Exercise input

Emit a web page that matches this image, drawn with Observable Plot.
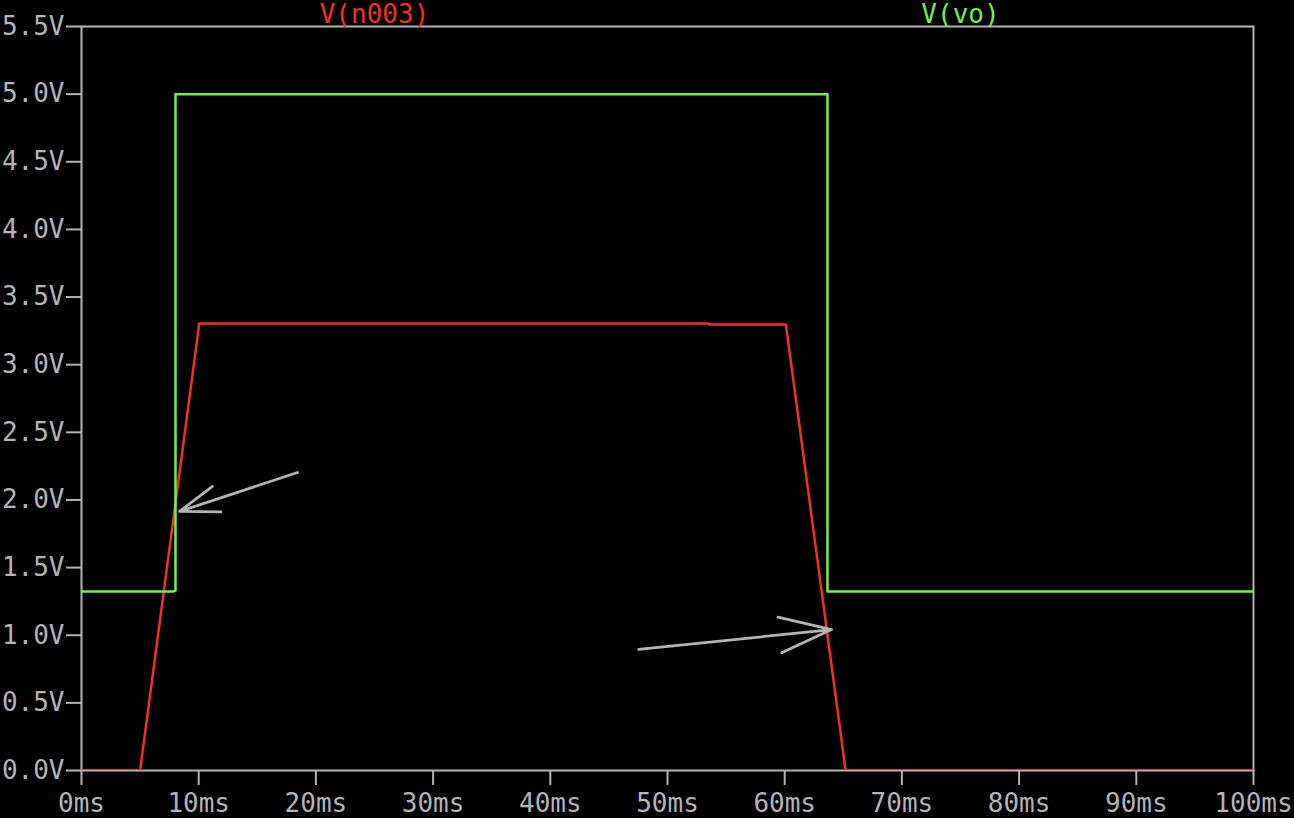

--

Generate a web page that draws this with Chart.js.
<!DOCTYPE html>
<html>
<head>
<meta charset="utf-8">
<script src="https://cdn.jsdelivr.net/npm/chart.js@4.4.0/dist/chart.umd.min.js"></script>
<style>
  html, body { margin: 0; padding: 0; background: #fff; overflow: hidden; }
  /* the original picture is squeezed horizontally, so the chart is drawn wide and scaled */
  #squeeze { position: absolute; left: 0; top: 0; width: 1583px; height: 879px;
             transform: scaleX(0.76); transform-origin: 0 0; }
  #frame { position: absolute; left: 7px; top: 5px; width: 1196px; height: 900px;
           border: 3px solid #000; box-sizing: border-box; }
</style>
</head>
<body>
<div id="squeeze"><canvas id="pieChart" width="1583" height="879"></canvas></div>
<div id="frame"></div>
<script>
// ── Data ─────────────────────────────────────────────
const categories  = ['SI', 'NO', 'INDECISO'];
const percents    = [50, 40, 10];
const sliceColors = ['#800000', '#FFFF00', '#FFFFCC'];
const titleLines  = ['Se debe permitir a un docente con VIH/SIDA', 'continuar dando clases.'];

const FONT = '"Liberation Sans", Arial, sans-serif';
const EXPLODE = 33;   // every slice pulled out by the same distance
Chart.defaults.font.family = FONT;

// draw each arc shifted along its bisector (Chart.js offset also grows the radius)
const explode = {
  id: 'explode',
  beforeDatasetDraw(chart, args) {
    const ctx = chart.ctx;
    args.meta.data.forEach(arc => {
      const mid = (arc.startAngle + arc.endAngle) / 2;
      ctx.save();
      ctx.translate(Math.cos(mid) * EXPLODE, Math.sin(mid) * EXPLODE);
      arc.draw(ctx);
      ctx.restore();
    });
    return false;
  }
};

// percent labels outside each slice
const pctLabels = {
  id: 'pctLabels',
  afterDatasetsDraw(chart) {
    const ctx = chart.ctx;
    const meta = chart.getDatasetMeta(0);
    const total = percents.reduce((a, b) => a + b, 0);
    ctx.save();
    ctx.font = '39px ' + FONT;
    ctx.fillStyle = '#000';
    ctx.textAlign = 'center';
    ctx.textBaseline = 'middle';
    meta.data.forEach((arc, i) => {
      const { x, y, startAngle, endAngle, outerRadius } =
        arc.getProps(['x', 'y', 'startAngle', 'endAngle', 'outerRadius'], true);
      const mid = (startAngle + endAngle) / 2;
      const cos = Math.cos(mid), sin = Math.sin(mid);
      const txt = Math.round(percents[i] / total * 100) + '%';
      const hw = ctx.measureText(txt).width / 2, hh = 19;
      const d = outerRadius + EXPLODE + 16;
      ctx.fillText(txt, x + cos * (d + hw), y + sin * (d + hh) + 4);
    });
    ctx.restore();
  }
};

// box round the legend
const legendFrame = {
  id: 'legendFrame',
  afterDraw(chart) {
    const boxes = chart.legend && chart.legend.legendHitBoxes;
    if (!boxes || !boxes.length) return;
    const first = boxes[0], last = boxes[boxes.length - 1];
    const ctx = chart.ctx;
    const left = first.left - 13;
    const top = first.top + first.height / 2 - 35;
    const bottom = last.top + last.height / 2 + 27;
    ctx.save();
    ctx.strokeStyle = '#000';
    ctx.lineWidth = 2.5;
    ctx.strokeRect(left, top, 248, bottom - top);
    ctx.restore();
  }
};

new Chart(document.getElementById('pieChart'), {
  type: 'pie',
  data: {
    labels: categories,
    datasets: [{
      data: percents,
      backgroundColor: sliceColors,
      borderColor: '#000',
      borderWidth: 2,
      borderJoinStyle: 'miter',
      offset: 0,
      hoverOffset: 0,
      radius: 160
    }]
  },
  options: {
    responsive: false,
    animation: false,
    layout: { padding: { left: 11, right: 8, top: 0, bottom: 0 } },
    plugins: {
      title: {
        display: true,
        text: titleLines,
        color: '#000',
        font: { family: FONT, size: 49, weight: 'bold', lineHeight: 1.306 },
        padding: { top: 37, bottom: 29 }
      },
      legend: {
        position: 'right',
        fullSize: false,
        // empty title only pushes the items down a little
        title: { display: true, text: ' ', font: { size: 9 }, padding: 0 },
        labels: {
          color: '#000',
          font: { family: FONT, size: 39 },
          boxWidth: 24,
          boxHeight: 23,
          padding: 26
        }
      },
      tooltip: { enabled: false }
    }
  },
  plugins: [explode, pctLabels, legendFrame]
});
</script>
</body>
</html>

...

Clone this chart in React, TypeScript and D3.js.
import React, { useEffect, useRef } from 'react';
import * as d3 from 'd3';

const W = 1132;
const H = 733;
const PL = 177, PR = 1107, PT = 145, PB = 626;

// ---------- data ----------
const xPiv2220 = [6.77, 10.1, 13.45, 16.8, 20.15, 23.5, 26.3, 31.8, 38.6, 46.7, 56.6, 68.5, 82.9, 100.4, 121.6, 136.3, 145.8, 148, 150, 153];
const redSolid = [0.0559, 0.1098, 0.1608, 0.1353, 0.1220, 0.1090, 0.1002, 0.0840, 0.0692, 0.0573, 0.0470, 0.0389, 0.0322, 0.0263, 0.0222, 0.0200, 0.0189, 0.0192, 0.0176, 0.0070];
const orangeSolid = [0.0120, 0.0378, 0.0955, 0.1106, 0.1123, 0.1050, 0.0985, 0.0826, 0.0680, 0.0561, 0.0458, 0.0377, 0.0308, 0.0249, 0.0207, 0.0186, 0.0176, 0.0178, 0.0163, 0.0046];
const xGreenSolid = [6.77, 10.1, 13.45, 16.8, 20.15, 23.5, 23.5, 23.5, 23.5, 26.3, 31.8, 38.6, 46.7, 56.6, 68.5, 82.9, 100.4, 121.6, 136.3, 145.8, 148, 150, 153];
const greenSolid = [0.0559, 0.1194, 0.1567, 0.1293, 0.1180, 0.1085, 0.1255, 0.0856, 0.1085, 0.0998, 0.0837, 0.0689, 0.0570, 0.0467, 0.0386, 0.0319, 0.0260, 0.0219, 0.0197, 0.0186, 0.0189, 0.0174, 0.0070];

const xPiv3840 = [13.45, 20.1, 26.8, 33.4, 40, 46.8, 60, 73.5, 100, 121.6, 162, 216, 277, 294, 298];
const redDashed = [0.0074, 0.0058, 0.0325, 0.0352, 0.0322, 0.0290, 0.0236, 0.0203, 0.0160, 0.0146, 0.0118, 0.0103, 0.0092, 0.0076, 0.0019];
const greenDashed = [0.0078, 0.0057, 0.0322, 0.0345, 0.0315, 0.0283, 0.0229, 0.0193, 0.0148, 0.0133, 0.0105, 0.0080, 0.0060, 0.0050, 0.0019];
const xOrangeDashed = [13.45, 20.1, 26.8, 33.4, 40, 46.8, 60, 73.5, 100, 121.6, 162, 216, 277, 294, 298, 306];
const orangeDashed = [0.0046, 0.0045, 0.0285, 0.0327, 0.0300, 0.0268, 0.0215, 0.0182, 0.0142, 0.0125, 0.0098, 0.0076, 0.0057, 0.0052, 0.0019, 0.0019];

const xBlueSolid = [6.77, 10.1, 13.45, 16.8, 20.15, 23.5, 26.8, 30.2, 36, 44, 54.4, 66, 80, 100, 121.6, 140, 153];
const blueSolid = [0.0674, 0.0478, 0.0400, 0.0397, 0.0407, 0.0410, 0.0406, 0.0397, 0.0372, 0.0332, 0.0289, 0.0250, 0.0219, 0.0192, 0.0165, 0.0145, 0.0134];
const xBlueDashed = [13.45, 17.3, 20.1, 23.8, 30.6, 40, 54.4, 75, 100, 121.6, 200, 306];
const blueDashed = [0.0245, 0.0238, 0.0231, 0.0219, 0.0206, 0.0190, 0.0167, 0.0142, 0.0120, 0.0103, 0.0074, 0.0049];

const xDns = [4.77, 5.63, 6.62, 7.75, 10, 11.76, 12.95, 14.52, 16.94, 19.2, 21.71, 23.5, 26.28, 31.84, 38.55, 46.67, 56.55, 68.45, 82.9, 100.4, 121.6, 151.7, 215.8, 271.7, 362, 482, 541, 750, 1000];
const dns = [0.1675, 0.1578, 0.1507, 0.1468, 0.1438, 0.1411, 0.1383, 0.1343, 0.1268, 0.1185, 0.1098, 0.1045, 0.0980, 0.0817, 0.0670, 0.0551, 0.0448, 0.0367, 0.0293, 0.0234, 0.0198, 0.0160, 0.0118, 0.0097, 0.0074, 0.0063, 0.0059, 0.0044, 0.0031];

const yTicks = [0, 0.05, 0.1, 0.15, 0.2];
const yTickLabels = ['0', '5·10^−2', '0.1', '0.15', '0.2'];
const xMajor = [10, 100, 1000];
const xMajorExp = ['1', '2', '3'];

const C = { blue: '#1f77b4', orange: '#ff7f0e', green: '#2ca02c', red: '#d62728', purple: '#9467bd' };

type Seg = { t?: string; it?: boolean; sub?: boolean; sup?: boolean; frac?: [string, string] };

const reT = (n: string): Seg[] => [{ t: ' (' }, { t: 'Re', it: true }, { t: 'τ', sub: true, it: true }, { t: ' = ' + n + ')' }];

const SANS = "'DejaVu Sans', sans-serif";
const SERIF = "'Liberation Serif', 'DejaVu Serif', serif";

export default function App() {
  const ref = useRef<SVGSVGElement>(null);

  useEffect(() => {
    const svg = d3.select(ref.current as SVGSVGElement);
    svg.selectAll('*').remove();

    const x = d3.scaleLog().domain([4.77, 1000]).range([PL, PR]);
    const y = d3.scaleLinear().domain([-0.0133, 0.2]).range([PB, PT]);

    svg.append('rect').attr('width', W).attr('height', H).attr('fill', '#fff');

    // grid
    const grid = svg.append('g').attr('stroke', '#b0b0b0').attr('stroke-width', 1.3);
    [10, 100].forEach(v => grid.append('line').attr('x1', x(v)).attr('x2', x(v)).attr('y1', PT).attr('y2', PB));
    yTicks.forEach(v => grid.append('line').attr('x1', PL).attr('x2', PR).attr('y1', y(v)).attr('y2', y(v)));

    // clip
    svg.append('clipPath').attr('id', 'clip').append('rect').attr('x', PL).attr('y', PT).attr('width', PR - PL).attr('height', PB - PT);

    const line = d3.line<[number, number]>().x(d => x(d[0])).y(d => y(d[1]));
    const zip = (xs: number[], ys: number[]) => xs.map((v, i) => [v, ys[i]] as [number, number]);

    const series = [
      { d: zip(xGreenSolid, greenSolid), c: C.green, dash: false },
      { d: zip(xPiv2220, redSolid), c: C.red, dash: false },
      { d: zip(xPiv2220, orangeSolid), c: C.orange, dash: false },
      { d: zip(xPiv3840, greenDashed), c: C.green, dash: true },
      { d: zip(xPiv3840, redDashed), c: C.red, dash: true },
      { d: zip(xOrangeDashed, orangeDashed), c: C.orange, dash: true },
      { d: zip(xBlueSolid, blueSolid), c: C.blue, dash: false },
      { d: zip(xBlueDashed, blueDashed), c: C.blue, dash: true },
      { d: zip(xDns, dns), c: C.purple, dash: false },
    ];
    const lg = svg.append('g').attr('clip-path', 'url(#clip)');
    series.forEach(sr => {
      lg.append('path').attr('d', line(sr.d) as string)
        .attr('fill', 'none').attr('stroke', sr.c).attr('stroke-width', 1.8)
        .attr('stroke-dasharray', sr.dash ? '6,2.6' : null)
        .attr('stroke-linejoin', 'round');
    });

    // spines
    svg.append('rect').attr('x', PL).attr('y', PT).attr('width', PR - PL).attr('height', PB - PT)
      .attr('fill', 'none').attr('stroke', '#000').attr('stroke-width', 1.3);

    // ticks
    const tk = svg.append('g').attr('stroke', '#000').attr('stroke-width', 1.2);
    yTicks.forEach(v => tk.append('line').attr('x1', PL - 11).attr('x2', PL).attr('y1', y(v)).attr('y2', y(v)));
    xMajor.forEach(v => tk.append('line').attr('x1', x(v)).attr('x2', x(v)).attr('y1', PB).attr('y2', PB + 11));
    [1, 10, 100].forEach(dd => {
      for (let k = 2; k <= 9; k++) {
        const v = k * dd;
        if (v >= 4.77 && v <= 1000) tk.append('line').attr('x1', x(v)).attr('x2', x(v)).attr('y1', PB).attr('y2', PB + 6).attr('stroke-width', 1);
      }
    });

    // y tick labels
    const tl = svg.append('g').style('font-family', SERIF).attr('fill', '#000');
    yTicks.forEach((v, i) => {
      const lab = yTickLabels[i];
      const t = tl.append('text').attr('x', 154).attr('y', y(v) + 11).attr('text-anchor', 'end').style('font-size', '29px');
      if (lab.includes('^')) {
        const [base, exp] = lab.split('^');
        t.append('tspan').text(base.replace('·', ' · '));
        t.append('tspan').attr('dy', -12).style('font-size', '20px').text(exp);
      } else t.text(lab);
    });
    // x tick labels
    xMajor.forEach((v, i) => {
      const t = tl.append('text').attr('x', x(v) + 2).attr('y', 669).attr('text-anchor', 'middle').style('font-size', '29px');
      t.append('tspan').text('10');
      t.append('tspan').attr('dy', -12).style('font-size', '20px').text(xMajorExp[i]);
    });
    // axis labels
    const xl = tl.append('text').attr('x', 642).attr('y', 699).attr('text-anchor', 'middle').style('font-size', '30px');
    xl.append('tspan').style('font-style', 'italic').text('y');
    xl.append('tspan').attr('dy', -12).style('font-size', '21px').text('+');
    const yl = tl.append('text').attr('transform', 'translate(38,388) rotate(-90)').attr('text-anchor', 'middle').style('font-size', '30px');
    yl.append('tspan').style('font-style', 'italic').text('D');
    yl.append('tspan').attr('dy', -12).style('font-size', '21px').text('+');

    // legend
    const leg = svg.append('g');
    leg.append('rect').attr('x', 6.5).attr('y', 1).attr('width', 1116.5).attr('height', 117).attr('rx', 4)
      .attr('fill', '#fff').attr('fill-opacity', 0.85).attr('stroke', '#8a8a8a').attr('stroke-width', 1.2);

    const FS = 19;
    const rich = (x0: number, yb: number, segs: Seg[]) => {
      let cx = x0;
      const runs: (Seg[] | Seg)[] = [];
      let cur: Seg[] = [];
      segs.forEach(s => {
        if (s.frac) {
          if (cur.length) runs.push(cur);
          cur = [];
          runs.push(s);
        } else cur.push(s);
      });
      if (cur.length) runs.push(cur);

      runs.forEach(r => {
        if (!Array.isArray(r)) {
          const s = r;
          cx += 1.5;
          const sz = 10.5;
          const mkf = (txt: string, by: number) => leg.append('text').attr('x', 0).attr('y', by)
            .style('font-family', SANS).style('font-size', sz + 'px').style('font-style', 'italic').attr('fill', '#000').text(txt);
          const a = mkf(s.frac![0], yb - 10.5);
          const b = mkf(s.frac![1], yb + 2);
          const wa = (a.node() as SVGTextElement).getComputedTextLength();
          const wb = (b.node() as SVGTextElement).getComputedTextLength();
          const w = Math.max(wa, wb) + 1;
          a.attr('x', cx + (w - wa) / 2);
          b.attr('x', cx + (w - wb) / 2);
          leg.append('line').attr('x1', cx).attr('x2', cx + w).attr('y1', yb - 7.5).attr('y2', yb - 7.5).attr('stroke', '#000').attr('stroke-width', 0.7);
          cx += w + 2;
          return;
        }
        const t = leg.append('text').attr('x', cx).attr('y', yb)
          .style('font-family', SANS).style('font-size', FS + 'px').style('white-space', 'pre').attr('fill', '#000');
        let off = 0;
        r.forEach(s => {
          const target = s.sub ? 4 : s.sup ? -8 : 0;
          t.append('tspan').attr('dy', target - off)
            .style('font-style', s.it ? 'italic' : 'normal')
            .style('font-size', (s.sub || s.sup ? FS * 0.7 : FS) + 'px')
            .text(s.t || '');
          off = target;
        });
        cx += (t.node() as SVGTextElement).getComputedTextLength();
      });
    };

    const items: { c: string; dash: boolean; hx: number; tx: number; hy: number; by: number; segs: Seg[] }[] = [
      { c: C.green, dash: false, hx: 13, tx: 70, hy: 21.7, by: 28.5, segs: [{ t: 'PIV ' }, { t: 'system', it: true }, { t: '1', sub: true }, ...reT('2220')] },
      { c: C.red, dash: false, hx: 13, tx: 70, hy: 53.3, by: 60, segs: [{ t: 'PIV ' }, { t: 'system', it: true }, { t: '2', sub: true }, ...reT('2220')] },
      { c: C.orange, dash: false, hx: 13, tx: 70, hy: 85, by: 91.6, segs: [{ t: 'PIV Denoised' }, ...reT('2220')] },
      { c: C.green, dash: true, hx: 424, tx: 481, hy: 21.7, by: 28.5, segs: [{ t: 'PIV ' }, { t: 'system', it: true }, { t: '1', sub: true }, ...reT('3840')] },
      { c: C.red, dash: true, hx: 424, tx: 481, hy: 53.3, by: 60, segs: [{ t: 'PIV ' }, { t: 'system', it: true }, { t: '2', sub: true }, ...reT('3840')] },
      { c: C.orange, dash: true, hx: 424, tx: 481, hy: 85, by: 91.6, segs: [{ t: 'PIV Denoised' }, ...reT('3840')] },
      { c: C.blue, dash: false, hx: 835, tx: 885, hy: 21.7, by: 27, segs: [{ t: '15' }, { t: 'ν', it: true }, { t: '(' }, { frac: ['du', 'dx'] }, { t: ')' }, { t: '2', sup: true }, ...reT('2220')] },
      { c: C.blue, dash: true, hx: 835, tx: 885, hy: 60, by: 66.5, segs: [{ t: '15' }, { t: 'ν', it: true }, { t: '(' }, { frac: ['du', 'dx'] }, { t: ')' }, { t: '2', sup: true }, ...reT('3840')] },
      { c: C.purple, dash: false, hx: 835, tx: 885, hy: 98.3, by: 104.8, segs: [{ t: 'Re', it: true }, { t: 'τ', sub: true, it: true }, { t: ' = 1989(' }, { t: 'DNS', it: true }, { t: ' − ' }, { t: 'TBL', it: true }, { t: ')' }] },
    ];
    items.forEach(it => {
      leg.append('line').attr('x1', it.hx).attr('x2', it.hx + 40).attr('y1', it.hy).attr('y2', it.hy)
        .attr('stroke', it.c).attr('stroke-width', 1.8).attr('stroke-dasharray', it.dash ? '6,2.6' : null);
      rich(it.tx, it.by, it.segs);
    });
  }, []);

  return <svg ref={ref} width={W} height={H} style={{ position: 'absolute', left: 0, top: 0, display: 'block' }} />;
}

Exercise
Each line from the one holding "Generate a web" to the one holding "Chart.defaults.font.family = FONT;", those two included, is to be transcribed exactly, and no other line.

Completed task
Generate a web page that draws this with Chart.js.
<!DOCTYPE html>
<html>
<head>
<meta charset="utf-8">
<script src="https://cdn.jsdelivr.net/npm/chart.js@4.4.0/dist/chart.umd.min.js"></script>
<style>
  html, body { margin: 0; padding: 0; background: #fff; overflow: hidden; }
  /* the original picture is squeezed horizontally, so the chart is drawn wide and scaled */
  #squeeze { position: absolute; left: 0; top: 0; width: 1583px; height: 879px;
             transform: scaleX(0.76); transform-origin: 0 0; }
  #frame { position: absolute; left: 7px; top: 5px; width: 1196px; height: 900px;
           border: 3px solid #000; box-sizing: border-box; }
</style>
</head>
<body>
<div id="squeeze"><canvas id="pieChart" width="1583" height="879"></canvas></div>
<div id="frame"></div>
<script>
// ── Data ─────────────────────────────────────────────
const categories  = ['SI', 'NO', 'INDECISO'];
const percents    = [50, 40, 10];
const sliceColors = ['#800000', '#FFFF00', '#FFFFCC'];
const titleLines  = ['Se debe permitir a un docente con VIH/SIDA', 'continuar dando clases.'];

const FONT = '"Liberation Sans", Arial, sans-serif';
const EXPLODE = 33;   // every slice pulled out by the same distance
Chart.defaults.font.family = FONT;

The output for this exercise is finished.